> **WHAT IS BEING ASKED**: Without including any pictures, write out the listing below exactly.

— BEGIN —

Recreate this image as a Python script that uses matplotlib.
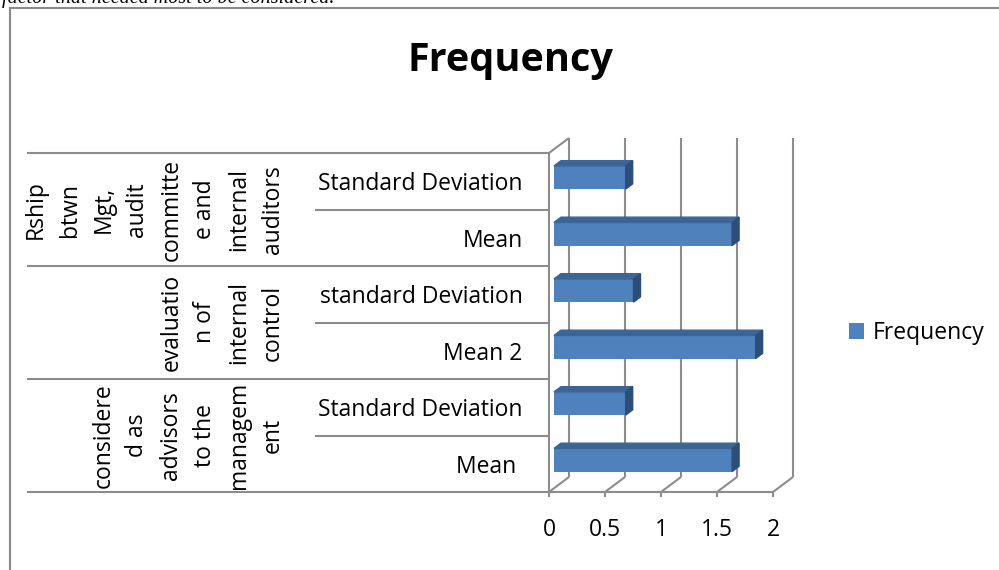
import matplotlib.pyplot as plt
from matplotlib.patches import Polygon
from matplotlib.lines import Line2D
import numpy as np

plt.rcParams['font.family'] = ['Open Sans', 'DejaVu Sans']

# categories from bottom to top
categories = ['Mean ', 'Standard Deviation', 'Mean 2', 'standard Deviation', 'Mean', 'Standard Deviation']
values = [1.59, 0.64, 1.80, 0.71, 1.59, 0.64]
groups = ['considere\nd as\nadvisors\nto the\nmanagem\nent',
          'evaluatio\nn of\ninternal\ncontrol',
          'Rship\nbtwn\nMgt,\naudit\ncommitte\ne and\ninternal\nauditors']
xticks = [0, 0.5, 1, 1.5, 2]
series_name = 'Frequency'

face = '#4F81BD'
top_c = '#3C6596'
side_c = '#2D4E78'
grid = '#8C8C8C'
fs = 16.5

W, H = 999, 570
fig = plt.figure(figsize=(W / 100, H / 100), dpi=100)

# chart area border (left and top visible)
fig.add_artist(Line2D([10 / W, 10 / W], [0, 1 - 8 / H], color='#8a8a8a', lw=1.5))
fig.add_artist(Line2D([10 / W, 1], [1 - 8 / H, 1 - 8 / H], color='#8a8a8a', lw=1.5))
# caption of the page above the chart, cut by the crop
fig.text(2 / W, 1 - 3 / H, 'factor that needed most to be considered.', family='Liberation Serif',
         style='italic', fontsize=14.5, va='baseline', ha='left')

# front plane of the plot
ax = fig.add_axes([549 / W, 78 / H, 224 / W, 339 / H])
ax.set_xlim(0, 2)
ax.set_ylim(0, 6)
for s in ax.spines.values():
    s.set_visible(False)
ax.patch.set_visible(False)

ox = 20 / 112    # depth offset in x data units
oy = 15 / 56.5   # depth offset in y data units
f, b = 0.25, 0.6  # bar depth start / end
bh = 0.41

kw = dict(color=grid, lw=1.5, clip_on=False, solid_capstyle='butt', zorder=1)
# back wall grid lines
for t in xticks:
    ax.plot([t + ox, t + ox], [oy, 6 + oy], **kw)
    ax.plot([t, t + ox], [0, oy], **kw)
# left wall
ax.plot([0, 0], [0, 6], **kw)
ax.plot([0, ox], [6, 6 + oy], **kw)
# floor front edge
ax.plot([0, 2], [0, 0], **kw)

# category separators
for yb in [0, 2, 4, 6]:
    ax.plot([(27 - 549) / 112, 0], [yb, yb], **kw)
for yb in [1, 3, 5]:
    ax.plot([(315 - 549) / 112, 0], [yb, yb], **kw)

# bars
yc = np.arange(len(values)) + 0.5
bars = ax.barh(yc + f * oy, values, left=f * ox, height=bh, color=face, zorder=3,
               label=series_name, clip_on=False)
for y, v in zip(yc, values):
    x0, x1 = f * ox, v + f * ox
    yt, yb_ = y + f * oy + bh / 2, y + f * oy - bh / 2
    d = (b - f)
    ax.add_patch(Polygon([(x0, yt), (x1, yt), (x1 + d * ox, yt + d * oy), (x0 + d * ox, yt + d * oy)],
                         closed=True, color=top_c, zorder=3, clip_on=False))
    ax.add_patch(Polygon([(x1, yb_), (x1, yt), (x1 + d * ox, yt + d * oy), (x1 + d * ox, yb_ + d * oy)],
                         closed=True, color=side_c, zorder=3, clip_on=False))

ax.set_yticks(yc)
ax.set_yticklabels(categories, fontsize=fs)
ax.tick_params(axis='y', length=0, pad=19)
ax.set_xticks(xticks)
ax.set_xticklabels(['0', '0.5', '1', '1.5', '2'], fontsize=fs)
ax.tick_params(axis='x', length=3.6, width=1.5, color=grid, pad=15)

for i, g in enumerate(groups):
    ax.text((285 - 549) / 112, 2 * i + 1, g, rotation=90, ha='right', va='center',
            multialignment='center', fontsize=fs, linespacing=1.55)

fig.text(510 / W, 1 - 61 / H, 'Frequency', fontsize=28.5, fontweight='bold', ha='center', va='center')

fig.legend(handles=[bars], loc='center left', bbox_to_anchor=(849 / W, 1 - 333 / H), frameon=False,
           fontsize=fs, handlelength=0.65, handleheight=0.65, handletextpad=0.4,
           borderpad=0, borderaxespad=0)

fig.savefig('out.png', dpi=100)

— END —

> **CORRECT RESPONSE**:
Recreate this image as a Python script that uses matplotlib.
import matplotlib.pyplot as plt
from matplotlib.patches import Polygon
from matplotlib.lines import Line2D
import numpy as np

plt.rcParams['font.family'] = ['Open Sans', 'DejaVu Sans']

# categories from bottom to top
categories = ['Mean ', 'Standard Deviation', 'Mean 2', 'standard Deviation', 'Mean', 'Standard Deviation']
values = [1.59, 0.64, 1.80, 0.71, 1.59, 0.64]
groups = ['considere\nd as\nadvisors\nto the\nmanagem\nent',
          'evaluatio\nn of\ninternal\ncontrol',
          'Rship\nbtwn\nMgt,\naudit\ncommitte\ne and\ninternal\nauditors']
xticks = [0, 0.5, 1, 1.5, 2]
series_name = 'Frequency'

face = '#4F81BD'
top_c = '#3C6596'
side_c = '#2D4E78'
grid = '#8C8C8C'
fs = 16.5

W, H = 999, 570
fig = plt.figure(figsize=(W / 100, H / 100), dpi=100)

# chart area border (left and top visible)
fig.add_artist(Line2D([10 / W, 10 / W], [0, 1 - 8 / H], color='#8a8a8a', lw=1.5))
fig.add_artist(Line2D([10 / W, 1], [1 - 8 / H, 1 - 8 / H], color='#8a8a8a', lw=1.5))
# caption of the page above the chart, cut by the crop
fig.text(2 / W, 1 - 3 / H, 'factor that needed most to be considered.', family='Liberation Serif',
         style='italic', fontsize=14.5, va='baseline', ha='left')

# front plane of the plot
ax = fig.add_axes([549 / W, 78 / H, 224 / W, 339 / H])
ax.set_xlim(0, 2)
ax.set_ylim(0, 6)
for s in ax.spines.values():
    s.set_visible(False)
ax.patch.set_visible(False)

ox = 20 / 112    # depth offset in x data units
oy = 15 / 56.5   # depth offset in y data units
f, b = 0.25, 0.6  # bar depth start / end
bh = 0.41

kw = dict(color=grid, lw=1.5, clip_on=False, solid_capstyle='butt', zorder=1)
# back wall grid lines
for t in xticks:
    ax.plot([t + ox, t + ox], [oy, 6 + oy], **kw)
    ax.plot([t, t + ox], [0, oy], **kw)
# left wall
ax.plot([0, 0], [0, 6], **kw)
ax.plot([0, ox], [6, 6 + oy], **kw)
# floor front edge
ax.plot([0, 2], [0, 0], **kw)

# category separators
for yb in [0, 2, 4, 6]:
    ax.plot([(27 - 549) / 112, 0], [yb, yb], **kw)
for yb in [1, 3, 5]:
    ax.plot([(315 - 549) / 112, 0], [yb, yb], **kw)

# bars
yc = np.arange(len(values)) + 0.5
bars = ax.barh(yc + f * oy, values, left=f * ox, height=bh, color=face, zorder=3,
               label=series_name, clip_on=False)
for y, v in zip(yc, values):
    x0, x1 = f * ox, v + f * ox
    yt, yb_ = y + f * oy + bh / 2, y + f * oy - bh / 2
    d = (b - f)
    ax.add_patch(Polygon([(x0, yt), (x1, yt), (x1 + d * ox, yt + d * oy), (x0 + d * ox, yt + d * oy)],
                         closed=True, color=top_c, zorder=3, clip_on=False))
    ax.add_patch(Polygon([(x1, yb_), (x1, yt), (x1 + d * ox, yt + d * oy), (x1 + d * ox, yb_ + d * oy)],
                         closed=True, color=side_c, zorder=3, clip_on=False))

ax.set_yticks(yc)
ax.set_yticklabels(categories, fontsize=fs)
ax.tick_params(axis='y', length=0, pad=19)
ax.set_xticks(xticks)
ax.set_xticklabels(['0', '0.5', '1', '1.5', '2'], fontsize=fs)
ax.tick_params(axis='x', length=3.6, width=1.5, color=grid, pad=15)

for i, g in enumerate(groups):
    ax.text((285 - 549) / 112, 2 * i + 1, g, rotation=90, ha='right', va='center',
            multialignment='center', fontsize=fs, linespacing=1.55)

fig.text(510 / W, 1 - 61 / H, 'Frequency', fontsize=28.5, fontweight='bold', ha='center', va='center')

fig.legend(handles=[bars], loc='center left', bbox_to_anchor=(849 / W, 1 - 333 / H), frameon=False,
           fontsize=fs, handlelength=0.65, handleheight=0.65, handletextpad=0.4,
           borderpad=0, borderaxespad=0)

fig.savefig('out.png', dpi=100)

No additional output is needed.